金子:今って地方にいろんな楽しみがありますよね。素材はまだまだ残っているし、職人技術もある。物だけじゃなく自然もあって、やれることがたくさんある。流行とか一過性のものではなく、この先も続いていくような何かになったらいいなって思っています。
加藤:そうなんです、越中瀬戸焼の素晴らしい作家さんとの出会いがあったり、地元の産品もたくさんあって、今面白い企画が進行しています。ファッションというツールでどこまで何ができるか。人と人が繋がり、みんなで一緒に楽しくやれることが土地に根付いて、継承していけたら最高ですよね。
金子:いいものを作って、それを続けて伝えていく。それって加藤さんがモノ作りでやっていることと近いですね。富山に移り住んで知った土地の魅力はきっとたくさんあると思うので、それを伝えるプロジェクトになるといいし、UNION LAUNCHにも変わらず良いモノ作りをしていってほしい。見極める目を持っている加藤さんだから、これからもそれを愛して続けていって、新しいことにもどんどんチャレンジしてほしいです。

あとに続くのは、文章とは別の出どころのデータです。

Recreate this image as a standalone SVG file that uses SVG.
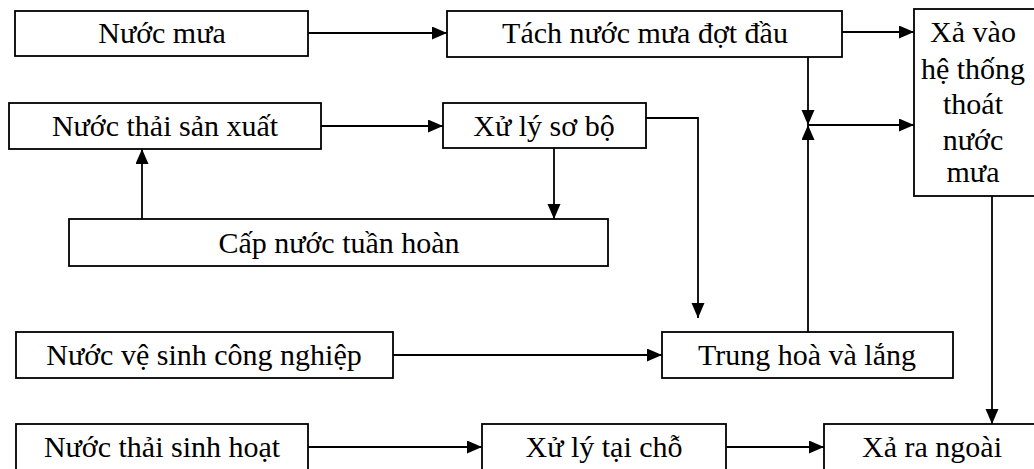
<svg xmlns="http://www.w3.org/2000/svg" width="1034" height="469" viewBox="0 0 1034 469">
<style>
.box{fill:#fff;stroke:#000;stroke-width:1.8}
.t{font-family:"Liberation Serif","Times New Roman",serif;font-size:30px;fill:#000;text-anchor:middle}
.c{fill:none;stroke:#000;stroke-width:1.8}
</style>
<defs>
<marker id="ah" markerUnits="userSpaceOnUse" markerWidth="16" markerHeight="14" refX="15" refY="6.5" orient="auto">
<path d="M0,0 L15,6.5 L0,13 z" fill="#000"/>
</marker>
</defs>
<rect width="1034" height="469" fill="#fff"/>
<g id="connectors">
<line class="c" x1="308" y1="33" x2="447" y2="33" marker-end="url(#ah)"/>
<line class="c" x1="842" y1="32" x2="914" y2="32" marker-end="url(#ah)"/>
<line class="c" x1="321" y1="126" x2="443" y2="126" marker-end="url(#ah)"/>
<line class="c" x1="142" y1="219" x2="142" y2="149" marker-end="url(#ah)"/>
<line class="c" x1="554" y1="148" x2="554" y2="219" marker-end="url(#ah)"/>
<polyline class="c" points="646,118 698,118 698,318" marker-end="url(#ah)"/>
<line class="c" x1="808" y1="332" x2="808" y2="125" marker-end="url(#ah)"/>
<line class="c" x1="808" y1="57" x2="808" y2="125" marker-end="url(#ah)"/>
<line class="c" x1="808" y1="125" x2="914" y2="125" marker-end="url(#ah)"/>
<line class="c" x1="393" y1="355" x2="662" y2="355" marker-end="url(#ah)"/>
<line class="c" x1="992" y1="196" x2="992" y2="424" marker-end="url(#ah)"/>
<line class="c" x1="308" y1="447" x2="482" y2="447" marker-end="url(#ah)"/>
<line class="c" x1="726" y1="447" x2="824" y2="447" marker-end="url(#ah)"/>
</g>
<g id="nuoc-mua"><rect class="box" x="15" y="11" width="293" height="45"/><text class="t" x="162" y="43">Nước mưa</text></g>
<g id="tach-nuoc-mua"><rect class="box" x="447" y="11" width="395" height="46"/><text class="t" x="645" y="43">Tách nước mưa đợt đầu</text></g>
<g id="xa-vao-he-thong"><rect class="box" x="914" y="9" width="122" height="187"/>
<text class="t" x="973" y="42">Xả vào</text><text class="t" x="973" y="79">hệ thống</text><text class="t" x="973" y="114">thoát</text><text class="t" x="973" y="150">nước</text><text class="t" x="973" y="182">mưa</text></g>
<g id="nuoc-thai-san-xuat"><rect class="box" x="9" y="103" width="312" height="46"/><text class="t" x="165" y="136">Nước thải sản xuất</text></g>
<g id="xu-ly-so-bo"><rect class="box" x="443" y="103" width="203" height="45"/><text class="t" x="544" y="136">Xử lý sơ bộ</text></g>
<g id="cap-nuoc-tuan-hoan"><rect class="box" x="69" y="219" width="539" height="47"/><text class="t" x="339" y="253">Cấp nước tuần hoàn</text></g>
<g id="nuoc-ve-sinh"><rect class="box" x="16" y="332" width="377" height="46"/><text class="t" x="204" y="365">Nước vệ sinh công nghiệp</text></g>
<g id="trung-hoa"><rect class="box" x="662" y="332" width="291" height="46"/><text class="t" x="807" y="365">Trung hoà và lắng</text></g>
<g id="nuoc-thai-sinh-hoat"><rect class="box" x="16" y="424" width="292" height="50"/><text class="t" x="162" y="457">Nước thải sinh hoạt</text></g>
<g id="xu-ly-tai-cho"><rect class="box" x="482" y="424" width="244" height="50"/><text class="t" x="604" y="457">Xử lý tại chỗ</text></g>
<g id="xa-ra-ngoai"><rect class="box" x="824" y="424" width="220" height="50"/><text class="t" x="932" y="457">Xả ra ngoài</text></g>
</svg>
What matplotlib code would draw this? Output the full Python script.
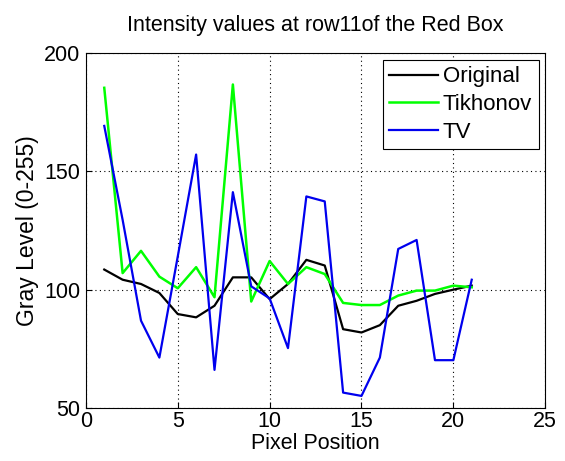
import matplotlib
matplotlib.use('Agg')
import matplotlib.pyplot as plt

plt.rcParams['font.family'] = ['Liberation Sans', 'DejaVu Sans']

# pixel positions along row 11
pixel_pos = list(range(1, 22))

original = [108.5, 104.2, 102.4, 98.6, 89.7, 88.3, 93.2, 105.2, 105.2, 96.0, 102.4,
            112.6, 110.2, 83.3, 81.9, 85.0, 93.2, 95.3, 98.2, 100.0, 101.7]
tikhonov = [185.3, 107.0, 116.4, 105.5, 100.6, 109.5, 96.8, 186.7, 95.0, 112.1, 102.4,
            109.5, 106.6, 94.4, 93.5, 93.5, 97.5, 99.6, 99.6, 101.7, 101.0]
tv = [169.2, 129.5, 86.9, 71.3, 114.0, 157.1, 66.1, 141.2, 101.4, 96.3, 75.3,
      139.4, 137.3, 56.5, 55.1, 71.3, 117.2, 121.0, 70.2, 70.2, 104.2]

fig = plt.figure(figsize=(5.65, 4.61), dpi=100)
ax = fig.add_axes([0.152, 0.115, 0.813, 0.77])

ax.plot(pixel_pos, original, color='black', lw=1.6, label='Original')
ax.plot(pixel_pos, tikhonov, color='#00ff00', lw=1.8, label='Tikhonov')
ax.plot(pixel_pos, tv, color='#0000ee', lw=1.6, label='TV')

ax.set_xlim(0, 25)
ax.set_ylim(50, 200)
ax.set_xticks([0, 5, 10, 15, 20, 25])
ax.set_yticks([50, 100, 150, 200])
ax.tick_params(direction='in', labelsize=15.5, length=4)
ax.tick_params(axis='x', pad=2)
ax.tick_params(axis='y', pad=4)
ax.grid(True, linestyle=(0, (1, 3)), color='black', linewidth=0.8)

ax.set_title('Intensity values at row11of the Red Box', fontsize=15.5, pad=16)
ax.set_xlabel('Pixel Position', fontsize=15.5, labelpad=1)
ax.set_ylabel('Gray Level (0-255)', fontsize=16.5, labelpad=4)

leg = ax.legend(loc='upper right', fontsize=16, fancybox=False, framealpha=1,
                edgecolor='black', handlelength=2.2, handletextpad=0.2,
                borderpad=0.3, labelspacing=0.3, borderaxespad=0.3)
leg.get_frame().set_linewidth(0.8)

fig.savefig('out.png', dpi=100)
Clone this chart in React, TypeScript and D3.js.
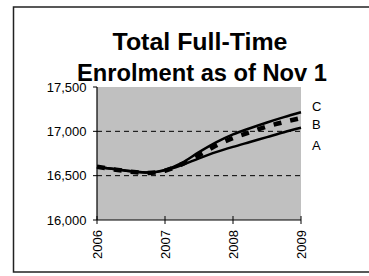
import React from 'react';
import * as d3 from 'd3';

const years = [2006, 2006.25, 2006.5, 2006.75, 2007, 2007.25, 2007.5, 2007.75, 2008, 2008.25, 2008.5, 2008.75, 2009];
const seriesA = [16600, 16575, 16550, 16535, 16560, 16620, 16695, 16765, 16825, 16880, 16935, 16990, 17040];
const seriesB = [16600, 16570, 16545, 16530, 16555, 16630, 16730, 16840, 16925, 16990, 17055, 17105, 17150];
const seriesC = [16600, 16575, 16550, 16535, 16565, 16645, 16765, 16875, 16965, 17035, 17100, 17160, 17215];
const yearTicks = [2006, 2007, 2008, 2009];
const valueTicks = [16000, 16500, 17000, 17500];
const gridValues = [16500, 17000];

const W = 369;
const H = 276;
const margin = { top: 87, right: 68, bottom: 56, left: 97 };

const App: React.FC = () => {
  const x = d3.scaleLinear().domain([2006, 2009]).range([margin.left, W - margin.right]);
  const y = d3.scaleLinear().domain([16000, 17500]).range([H - margin.bottom, margin.top]);
  const fmt = d3.format(',');

  const line = d3
    .line<number>()
    .x((_, i) => x(years[i]))
    .y((d) => y(d))
    .curve(d3.curveMonotoneX);

  const font = 'Liberation Sans, Arial, sans-serif';

  return (
    <svg width={W} height={H} style={{ position: 'absolute', left: 0, top: 0 }} fontFamily={font}>
      <rect x={0} y={0} width={W} height={H} fill="#fff" />
      <rect x={13.5} y={7} width={W + 10} height={265} fill="none" stroke="#222" strokeWidth={1.5} />

      <text x={200} y={50} textAnchor="middle" fontSize={23} fontWeight="bold" textLength={175} lengthAdjust="spacingAndGlyphs">
        Total Full-Time
      </text>
      <text x={202} y={81} textAnchor="middle" fontSize={23} fontWeight="bold" textLength={250} lengthAdjust="spacingAndGlyphs">
        Enrolment as of Nov 1
      </text>

      <rect
        x={x(2006)}
        y={y(17500)}
        width={x(2009) - x(2006)}
        height={y(16000) - y(17500)}
        fill="#c0c0c0"
      />

      {gridValues.map((v) => (
        <line key={v} x1={x(2006)} x2={x(2009)} y1={y(v)} y2={y(v)} stroke="#000" strokeWidth={1} strokeDasharray="5,4" />
      ))}

      <path d={line(seriesA) || ''} fill="none" stroke="#000" strokeWidth={2.5} />
      <path d={line(seriesC) || ''} fill="none" stroke="#000" strokeWidth={2.5} />
      <path d={line(seriesB) || ''} fill="none" stroke="#000" strokeWidth={4.5} strokeDasharray="8,9" />

      <line x1={x(2006)} x2={x(2006)} y1={y(17500)} y2={y(16000)} stroke="#000" strokeWidth={1.2} />
      <line x1={x(2006)} x2={x(2009)} y1={y(16000)} y2={y(16000)} stroke="#000" strokeWidth={1.2} />

      {valueTicks.map((v) => (
        <g key={v}>
          <line x1={x(2006) - 4} x2={x(2006)} y1={y(v)} y2={y(v)} stroke="#000" strokeWidth={1} />
          <text x={86.5} y={y(v)} dy="0.35em" textAnchor="end" fontSize={13}>
            {fmt(v)}
          </text>
        </g>
      ))}

      {yearTicks.map((t) => (
        <g key={t}>
          <line x1={x(t)} x2={x(t)} y1={y(16000) - 4} y2={y(16000) + 4} stroke="#000" strokeWidth={1} />
          <text transform={`translate(${x(t)},230) rotate(-90)`} dy="0.35em" textAnchor="end" fontSize={13}>
            {t}
          </text>
        </g>
      ))}

      <text x={312} y={111} fontSize={13}>C</text>
      <text x={312} y={129} fontSize={13}>B</text>
      <text x={312} y={150} fontSize={13}>A</text>
    </svg>
  );
};

export default App;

加藤:ありがとうございます。本当にいろんな人と関わって、つながって、みんなで一緒に作っていけたらいいなと願っています。これから先も楽しみです。

金子夏子(かねこ・なつこ)
数々の女性ファッション誌やブランドのカタログを手がけ、多方面で活躍。
アウトドアにも精通していて、モードな仕事の傍らマウンテンライフに親しむ姿も有名。